This loss is on the coach.

We all questioned how Doug Pederson would fare in the NFL, with no head coaching experience beyond high school. For the most part, his first two months went well. Monday night — under pressure, on the road against a rival, on national TV — he turned into a pumpkin.

A series of curious decisions cost the Eagles in their 29-23 OT loss to Dallas. Sure, there were dropped passes and botched blocking assignments and missed tackles. Players need to execute better. But all would have been overcome had Pederson not made a string of bad moves starting when the Eagles had a late 23-16 lead:

Eagles third-and-eight at the Dallas 30.

With seven minutes to go, the Eagles were poised to take a two-score lead. All they really needed here was a plunge into the line for a yard or two. Then hot kicker Caleb Sturgis could enter to finish things off.

Instead, Pederson called an easily telegraphed behind-the-line swing pass to Darren Sproles that lost six yards. Suddenly, a manageable FG attempt became challenging.

Eagles fourth-and-14 at the Dallas 36.

All and still, the obvious next move was to attempt the 53-yard field goal. Sturgis had nailed a 55-yarder at the end of the first half. He’s three-for-three this season from 50 or more. The risk/reward needle pointed to trusting your kicker and claiming the late 10-point lead.

But Pederson chickened out punted. So much for “Big Balls” Doug. Dallas got the ball back and drove 90 yards for the tying TD.

Dallas third-and-20 at their 18.

With the game tied and 33 seconds left in regulation, Connor Barwin sacked Dak Prescott, putting the Cowboys in a precarious spot. Pederson should have called his first timeout and, assuming Dallas didn’t execute a third-down miracle, used his second TO to force a punt. The goal should have been to set up a Sproles return and game-winning field goal.

Instead, Pederson let the Cowboys run out the clock and head to overtime. He seemed to be coaching scared. It was a stunningly conservative and out-of-touch strategy, evocative of … well, Andy Reid.

There were other curious moves:

Giving rookie Wendell Smallwood his first carry — which he fumbled — in crunch time. Likewise, introducing TE Trey Burton into the offense at the two-minute warning. Why take young guys who’ve sat all night and ask them to suddenly perform at the toughest moments?

More bothersome was an unaggressive offensive plan that never asked Carson Wentz to throw the ball more than10 yards. By the end, Dallas’ LBs anticipated every swing or flat pass and were breaking for the ball as soon as Wentz raised his arm.

You can blame the failure to even attempt any long passing plays on Pederson’s concern over his battered offensive line. But, truth be told, the big boys acquitted themselves well.

You can certainly blame it on wide receivers incapable of getting open downfield — or holding onto the ball when it reaches them. No doubt, the franchise’s biggest shortcoming is at receiver — even though the Eagles have spent a third-, second- and first-round pick on the position in recent drafts.

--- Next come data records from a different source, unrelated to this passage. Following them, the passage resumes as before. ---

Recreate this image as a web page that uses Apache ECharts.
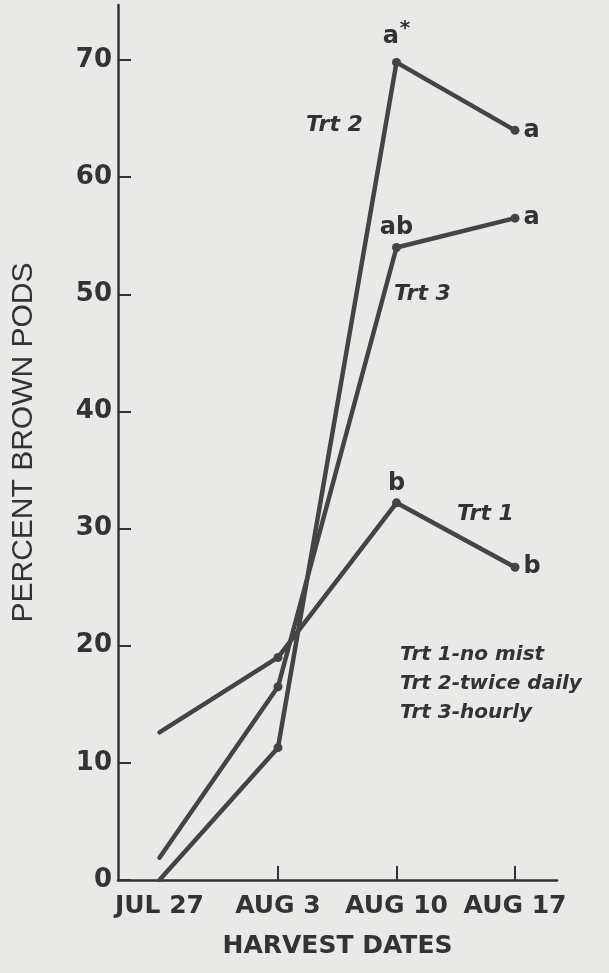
<!DOCTYPE html>
<html>
<head>
<meta charset="utf-8">
<script src="https://cdn.jsdelivr.net/npm/echarts@6/dist/echarts.min.js"></script>
<style>
	html, body { margin: 0; padding: 0; background: #e9e9e7; }
	#chart { width: 609px; height: 973px; }
</style>
</head>
<body>
<div id="chart"></div>
<script>
// harvest dates, as days after Jul 27
var dates = ['JUL 27', 'AUG 3', 'AUG 10', 'AUG 17'];
var days = [0, 7, 14, 21];
var yTicks = [0, 10, 20, 30, 40, 50, 60, 70];

// percent brown pods per treatment
var trt1 = [12.6, 19.0, 32.2, 26.7];
var trt2 = [0, 11.3, 69.8, 64.0];
var trt3 = [1.9, 16.5, 54.0, 56.5];

// mean separation letters
var trt1Letters = ['', '', 'b', 'b'];
var trt2Letters = ['', '', 'a*', 'a'];
var trt3Letters = ['', '', 'ab', 'a'];

var ink = '#333';
var font = 'DejaVu Sans';

function makeSeries(name, values, letters) {
	var data = values.map(function (v, i) {
		var item = { value: [days[i], v] };
		if (letters[i]) {
			item.label = {
				show: true,
				position: i === 3 ? 'right' : 'top',
				distance: i === 3 ? 4 : 3,
				formatter: letters[i].replace('*', '{s|*}'),
				color: ink,
				fontFamily: font,
				fontWeight: 'bold',
				fontSize: 24,
				rich: { s: { fontSize: 20, fontWeight: 'bold', verticalAlign: 'top', padding: [0, 0, 16, 1], color: ink } }
			};
		}
		return item;
	});
	return {
		name: name,
		type: 'line',
		data: data,
		symbol: 'circle',
		symbolSize: function (val, params) { return params.dataIndex === 0 ? 0 : 9; },
		lineStyle: { color: '#444', width: 4.5, cap: 'round', join: 'round' },
		itemStyle: { color: '#444' },
		emphasis: { disabled: true },
		z: 3
	};
}

var chart = echarts.init(document.getElementById('chart'), null, { renderer: 'canvas' });

chart.setOption({
	backgroundColor: '#e9e9e7',
	animation: false,
	grid: { left: 118, right: 52, top: 5, bottom: 93 },
	xAxis: {
		type: 'value',
		min: -2.45,
		max: 23.48,
		splitLine: { show: false },
		axisLine: { onZero: false, lineStyle: { color: '#333', width: 2.5 } },
		axisTick: { inside: true, length: 14, customValues: [7, 14, 21], lineStyle: { color: '#333', width: 2 } },
		axisLabel: {
			customValues: days,
			formatter: function (v) { return dates[days.indexOf(v)]; },
			color: ink, fontFamily: font, fontWeight: 'bold', fontSize: 25, margin: 14
		},
		name: 'HARVEST DATES',
		nameLocation: 'middle',
		nameGap: 54,
		nameTextStyle: { color: ink, fontFamily: font, fontWeight: 'bold', fontSize: 25 }
	},
	yAxis: {
		type: 'value',
		min: 0,
		max: 74.7,
		splitLine: { show: false },
		axisLine: { show: true, onZero: false, lineStyle: { color: '#333', width: 2.5 } },
		axisTick: { show: true, inside: true, length: 13, customValues: yTicks, lineStyle: { color: '#333', width: 2 } },
		axisLabel: { customValues: yTicks, color: ink, fontFamily: font, fontWeight: 'bold', fontSize: 26, margin: 6 },
		name: 'PERCENT BROWN PODS',
		nameLocation: 'middle',
		nameGap: 79,
		nameTextStyle: { color: ink, fontFamily: 'Liberation Sans', fontSize: 30 }
	},
	series: [
		makeSeries('Trt 1', trt1, trt1Letters),
		makeSeries('Trt 2', trt2, trt2Letters),
		makeSeries('Trt 3', trt3, trt3Letters)
	],
	graphic: [
		{ type: 'text', left: 306, top: 114, style: { text: 'Trt 2', fill: ink, font: 'italic bold 22px "DejaVu Sans"' } },
		{ type: 'text', left: 394, top: 283, style: { text: 'Trt 3', fill: ink, font: 'italic bold 22px "DejaVu Sans"' } },
		{ type: 'text', left: 457, top: 503, style: { text: 'Trt 1', fill: ink, font: 'italic bold 22px "DejaVu Sans"' } },
		{ type: 'text', left: 400, top: 640, style: {
			text: 'Trt 1-no mist\nTrt 2-twice daily\nTrt 3-hourly',
			fill: ink, font: 'italic bold 20px "DejaVu Sans"', lineHeight: 29
		} }
	]
});
</script>
</body>
</html>
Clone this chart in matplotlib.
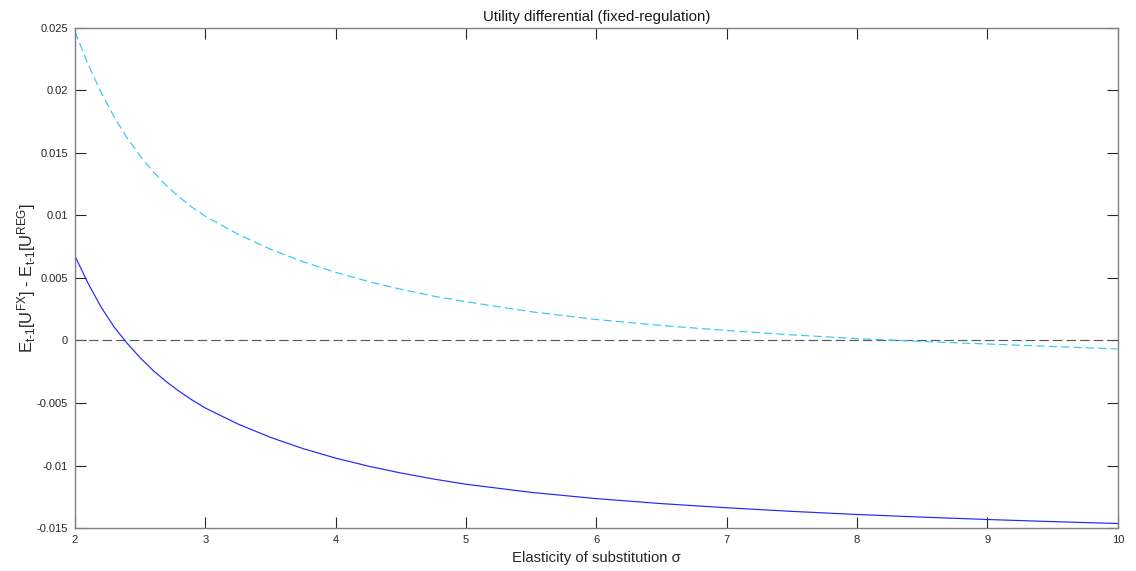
import matplotlib
matplotlib.use("Agg")
import matplotlib.pyplot as plt

plt.rcParams['font.family'] = ['Liberation Sans', 'DejaVu Sans']
plt.rcParams['mathtext.fontset'] = 'custom'
plt.rcParams['mathtext.rm'] = 'Liberation Sans'
plt.rcParams['mathtext.it'] = 'Liberation Sans'
plt.rcParams['mathtext.bf'] = 'Liberation Sans:bold'

sigma = [2.0, 2.1, 2.2, 2.3, 2.4, 2.5, 2.6, 2.7, 2.8, 2.9, 3.0, 3.25, 3.5, 3.75,
         4.0, 4.25, 4.5, 4.75, 5.0, 5.5, 6.0, 6.5, 7.0, 7.5, 8.0, 8.5, 9.0,
         9.5, 10.0]
solid_vals = [0.00676, 0.00458, 0.00268, 0.00108, -0.00022, -0.00138, -0.00240,
              -0.00329, -0.00407, -0.00477, -0.00540, -0.00668, -0.00775,
              -0.00865, -0.00941, -0.01005, -0.01060, -0.01108, -0.01150,
              -0.01215, -0.01265, -0.01305, -0.01338, -0.01367, -0.01392,
              -0.01413, -0.01432, -0.01449, -0.01464]
dashed_vals = [0.02470, 0.02210, 0.01985, 0.01790, 0.01620, 0.01476, 0.01350,
               0.01240, 0.01147, 0.01065, 0.00994, 0.00850, 0.00730, 0.00630,
               0.00545, 0.00472, 0.00410, 0.00355, 0.00310, 0.00230, 0.00168,
               0.00120, 0.00080, 0.00045, 0.00015, -0.00008, -0.00028,
               -0.00048, -0.00068]
zero_line = [0.0, 0.0]
x_range = [2, 10]

xticks = [2, 3, 4, 5, 6, 7, 8, 9, 10]
yticks = [-0.015, -0.01, -0.005, 0, 0.005, 0.01, 0.015, 0.02, 0.025]
yticklabels = ['-0.015', '-0.01', '-0.005', '0', '0.005', '0.01', '0.015', '0.02', '0.025']

fig = plt.figure(figsize=(11.36, 5.71), dpi=100)
ax = fig.add_axes([0.066, 0.0753, 0.918, 0.8757])

ax.plot(x_range, zero_line, linestyle=(0, (8, 3.5)), color='#5a5a5a', linewidth=0.85)
ax.plot(sigma, dashed_vals, linestyle=(0, (7, 3.5)), color='#33C8F5', linewidth=0.85)
ax.plot(sigma, solid_vals, linestyle='-', color='#2424FF', linewidth=0.85)

ax.set_xlim(2, 10)
ax.set_ylim(-0.015, 0.025)
ax.set_xticks(xticks)
ax.set_xticklabels([str(t) for t in xticks])
ax.set_yticks(yticks)
ax.set_yticklabels(yticklabels)

ax.tick_params(direction='in', length=8, width=0.8, top=True, right=True,
               labelsize=8, colors='#262626', pad=5)
for s in ax.spines.values():
    s.set_color('#808080')
    s.set_linewidth(1.0)

ax.set_title('Utility differential (fixed-regulation)', fontsize=10.8, color='#1a1a1a', pad=5)
ax.set_xlabel('Elasticity of substitution σ', fontsize=10.7, color='#262626', labelpad=4)
ax.set_ylabel(r'$\mathregular{E_{t\text{-}1}[U^{FX}]\ \text{-}\ E_{t\text{-}1}[U^{REG}]}$',
              fontsize=12, color='#262626', labelpad=-1)

fig.savefig('out.png', dpi=100)
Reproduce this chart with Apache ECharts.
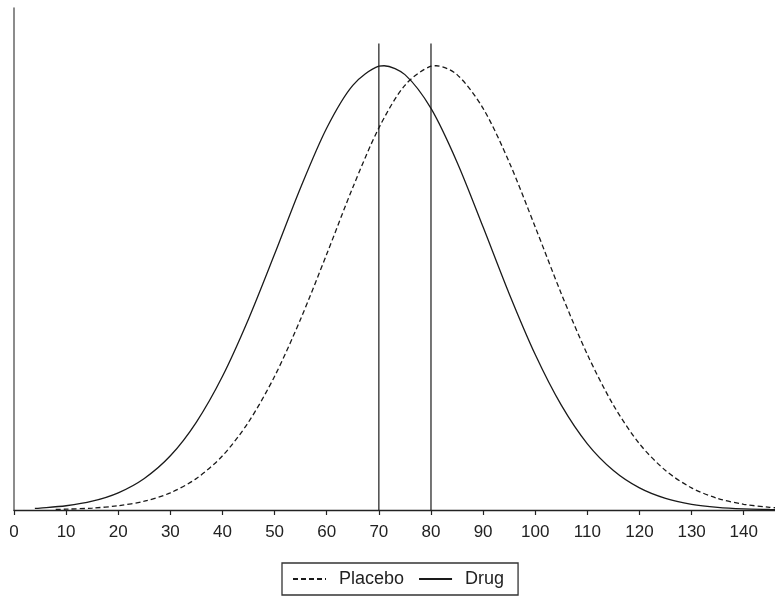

The NFL’s trade deadline arrives Tuesday at 4 p.m. Any move seems unlikely, but grabbing a receiver like Alshon Jeffery, Torrey Smith or Brandon Marshall would instantly give this team a weapons upgrade. It could prove the difference between making the playoffs and going home in early January.

Even after Sunday’s horrid loss, the 4-3 Eagles still have a good shot for the postseason. Just three NFC teams currently have fewer than three losses. There’s a lot of mediocrity out there.

But Pederson can’t coach scared. He can’t think horizontal when the game requires vertical. The rookie coach has needs to reclaim his mojo.